Attestations Needed to Qualify: 

  • The Lender must attest the proceeds of the loan will not be used to repay or refinance pre-existing loans or lines of credit made by the lender to the borrower.
  • The Borrower cannot use the loan proceeds to repay other loan balances. The “Eligible Borrower must commit to refrain from repaying other debt of equal or lower priority, with the exception of mandatory principal payments, unless the Eligible Borrower has first repaid the Eligible Loan in full”.
  • The Lender must attest they will not cancel or reduce existing lines of credit when issuing this loan. The borrower cannot cancel existing lines of credit with the lender as well. 
  • The Borrower must attest that it requires financing due to the exigent circumstances presented by Coronavirus, and that the Borrower will “make reasonable efforts” to use loan proceeds to maintain its payroll and retain its employees during the loan term. Previous reports have said this could include a requirement that the Borrower would need to retain 90% of their employees until September 30th, 2020, but this was not specified in the official release by the Fed.   
  • Borrower must attest to the EBITDA calculation when determining loan size.
  • Borrower must attest that it will follow compensation, stock repurchase, and capital distribution restrictions that apply to direct loan programs under section 4003(c)(3)(A)(ii) of the CARES Act. No stock repurchases, dividends, and compensation limits for 12 months. 
  • Lenders and Borrowers will each be required to certify that the entity is eligible to participate in the Facility.

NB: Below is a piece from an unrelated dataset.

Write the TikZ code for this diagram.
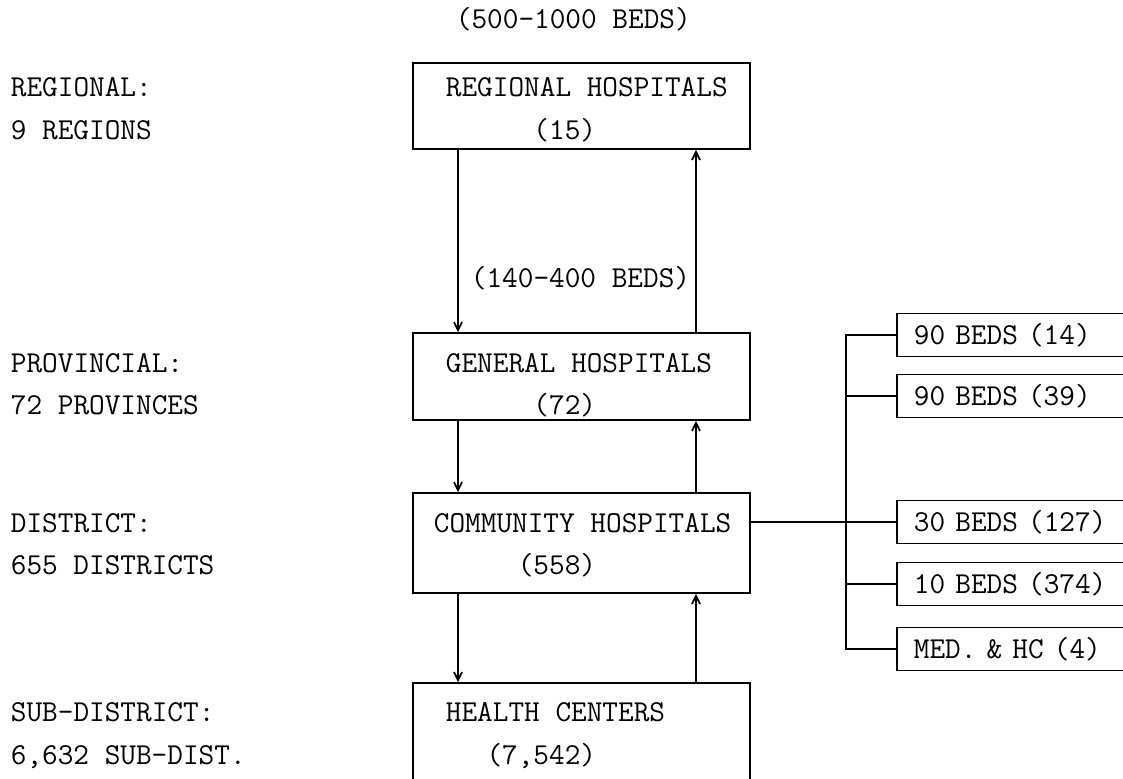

As mentioned above, there has been no formal guidance on the application process for the Main Street Loans, but the program will be administered by approved lenders like the PPP loans. 

According to CNBC:

“The application process will certainly vary by bank – larger banks may leverage a portal to take in applications, while smaller banks may require an application and supporting documentation to be submitted to a specific branch or through email,” said Brandon Koeser, senior manager and financial services senior analyst with RSM US LLP, a middle-market consulting firm.

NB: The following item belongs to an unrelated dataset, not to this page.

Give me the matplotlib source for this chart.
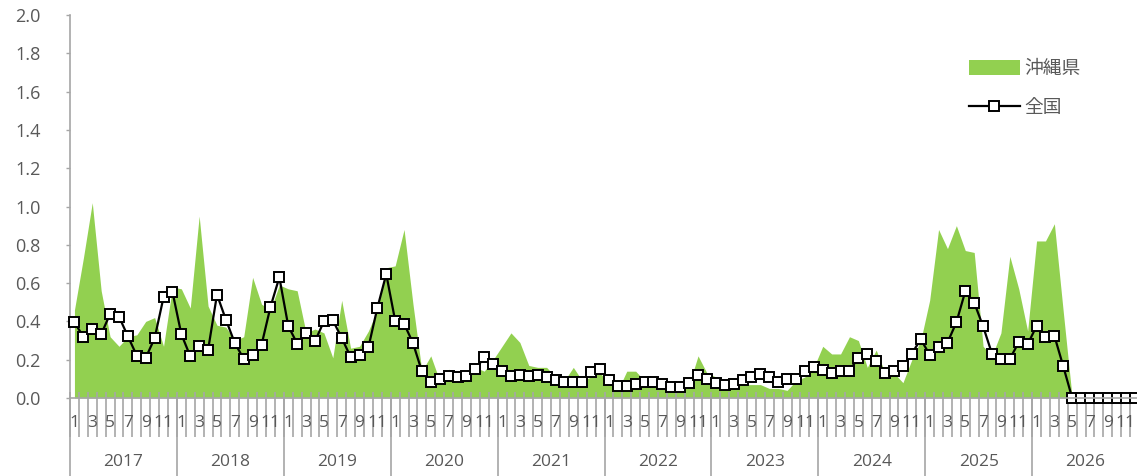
"""Monthly index: Okinawa (area) vs. national (line), 2017-2026."""

import numpy as np
import matplotlib
matplotlib.use('Agg')
import matplotlib.pyplot as plt
from matplotlib.patches import Patch
from matplotlib.lines import Line2D
from matplotlib.transforms import blended_transform_factory

years = ['2017', '2018', '2019', '2020', '2021', '2022', '2023', '2024', '2025', '2026']
month_labels = ['1', '', '3', '', '5', '', '7', '', '9', '', '11', '']

# 沖縄県 (green area)
okinawa = [
    0.46, 0.73, 1.02, 0.56, 0.32, 0.27, 0.32, 0.33, 0.40, 0.42, 0.27, 0.58,
    0.57, 0.47, 0.95, 0.48, 0.38, 0.37, 0.30, 0.32, 0.63, 0.49, 0.46, 0.59,
    0.57, 0.56, 0.34, 0.36, 0.34, 0.21, 0.51, 0.26, 0.27, 0.35, 0.46, 0.68,
    0.69, 0.88, 0.49, 0.14, 0.22, 0.09, 0.15, 0.13, 0.14, 0.16, 0.14, 0.20,
    0.27, 0.34, 0.29, 0.17, 0.16, 0.16, 0.11, 0.09, 0.16, 0.09, 0.11, 0.13,
    0.08, 0.04, 0.14, 0.14, 0.09, 0.08, 0.06, 0.04, 0.06, 0.07, 0.22, 0.13,
    0.11, 0.07, 0.06, 0.07, 0.07, 0.07, 0.05, 0.05, 0.04, 0.09, 0.11, 0.16,
    0.27, 0.23, 0.23, 0.32, 0.30, 0.16, 0.25, 0.13, 0.13, 0.08, 0.20, 0.30,
    0.51, 0.88, 0.78, 0.90, 0.77, 0.76, 0.27, 0.22, 0.34, 0.74, 0.57, 0.35,
    0.82, 0.82, 0.91, 0.45, 0.0, 0.0, 0.0, 0.0, 0.0, 0.0, 0.0, 0.0,
]

# 全国 (line with square markers)
zenkoku = [
    0.395, 0.32, 0.359, 0.333, 0.439, 0.425, 0.322, 0.221, 0.21, 0.312, 0.526, 0.555,
    0.333, 0.218, 0.272, 0.251, 0.54, 0.409, 0.287, 0.204, 0.225, 0.277, 0.475, 0.63,
    0.376, 0.284, 0.338, 0.296, 0.40, 0.406, 0.314, 0.214, 0.226, 0.265, 0.47, 0.647,
    0.404, 0.388, 0.287, 0.139, 0.085, 0.099, 0.115, 0.11, 0.117, 0.15, 0.212, 0.178,
    0.139, 0.115, 0.118, 0.113, 0.12, 0.11, 0.092, 0.084, 0.084, 0.084, 0.134, 0.15,
    0.096, 0.064, 0.063, 0.075, 0.084, 0.084, 0.075, 0.057, 0.057, 0.078, 0.12, 0.101,
    0.077, 0.068, 0.075, 0.096, 0.108, 0.127, 0.11, 0.084, 0.098, 0.098, 0.139, 0.164,
    0.145, 0.132, 0.139, 0.143, 0.21, 0.228, 0.192, 0.133, 0.139, 0.166, 0.232, 0.307,
    0.226, 0.265, 0.289, 0.395, 0.557, 0.498, 0.374, 0.231, 0.204, 0.204, 0.291, 0.28,
    0.376, 0.317, 0.325, 0.165, 0.0, 0.0, 0.0, 0.0, 0.0, 0.0, 0.0, 0.0,
]

green = '#92D050'
axis_gray = '#A6A6A6'
text_gray = '#595959'
num_font = 'Open Sans'
jp_font = ['Noto Sans CJK JP', 'DejaVu Sans']

W, H = 1137, 476
fig = plt.figure(figsize=(W / 100, H / 100), dpi=100)
# plot area: x 70..1139 px, y 15..398 px
ax = fig.add_axes([70 / W, (H - 398) / H, 1069 / W, 383 / H])

x = np.arange(len(okinawa))
ax.fill_between(x, 0, okinawa, color=green, lw=0, zorder=1)
ax.plot(x, zenkoku, color='black', lw=1.6, marker='s', markersize=7.8,
        markerfacecolor='white', markeredgecolor='black', markeredgewidth=1.4,
        zorder=3, clip_on=False)

ax.set_xlim(-0.5, len(x) - 0.5)
ax.set_ylim(0, 2.0)

# y axis
ax.set_yticks(np.arange(0, 2.01, 0.2))
ax.set_yticklabels([f'{v:.1f}' for v in np.arange(0, 2.01, 0.2)],
                   fontsize=13, color=text_gray, family=num_font)
ax.tick_params(axis='y', direction='out', length=3, width=1, color=axis_gray, pad=18)

for s in ['top', 'right']:
    ax.spines[s].set_visible(False)
for s in ['left', 'bottom']:
    ax.spines[s].set_color(axis_gray)
    ax.spines[s].set_linewidth(1.2)
ax.spines['bottom'].set_zorder(4)

# x axis: month boundaries as ticks
bounds = np.arange(-0.5, len(x), 1)
ax.set_xticks(bounds)
ax.set_xticklabels([])
ax.tick_params(axis='x', direction='out', length=28, width=1.2, color=axis_gray)
ax.set_xticks(bounds, minor=True)
ax.xaxis.remove_overlapping_locs = False
ax.tick_params(axis='x', which='minor', direction='in', length=4.5, width=1.2, color=axis_gray)

trans = blended_transform_factory(ax.transData, ax.transAxes)
for i in range(len(x)):
    lab = month_labels[i % 12]
    if lab:
        ax.text(i, -0.066, lab, transform=trans, ha='center', va='center',
                fontsize=12.5, color=text_gray, family=num_font)
for k, yr in enumerate(years):
    ax.text(k * 12 + 5.5, -0.168, yr, transform=trans, ha='center', va='center',
            fontsize=12.5, color=text_gray, family=num_font)
    ax.plot([k * 12 - 0.5] * 2, [0, -0.203], transform=trans, color=axis_gray,
            lw=1.2, clip_on=False)

handles = [Patch(facecolor=green, edgecolor='none'),
           Line2D([], [], color='black', lw=1.6, marker='s', markersize=7.8,
                  markerfacecolor='white', markeredgecolor='black', markeredgewidth=1.4)]
leg = fig.legend(handles, ['沖縄県', '全国'], loc='upper left',
                 bbox_to_anchor=(952 / W, 1 - 41 / H), frameon=False,
                 prop={'family': jp_font, 'size': 13.5}, handlelength=2.7,
                 handleheight=0.85, handletextpad=0.25, labelspacing=0.95)
for t in leg.get_texts():
    t.set_color(text_gray)

fig.savefig('out.png', dpi=100)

If your bank is using a portal to collect applications for the Paycheck Protection Program, it’s “more likely they’ll use a portal” for Main Street loan applications, he added.

Documentation is expected to be similar to the PPP Loan program, but unlike PPP revenue will come into play in determining loan eligibility.   

As Compass East learns more details about the program, we will provide guidance on how to apply for these loans in the coming weeks.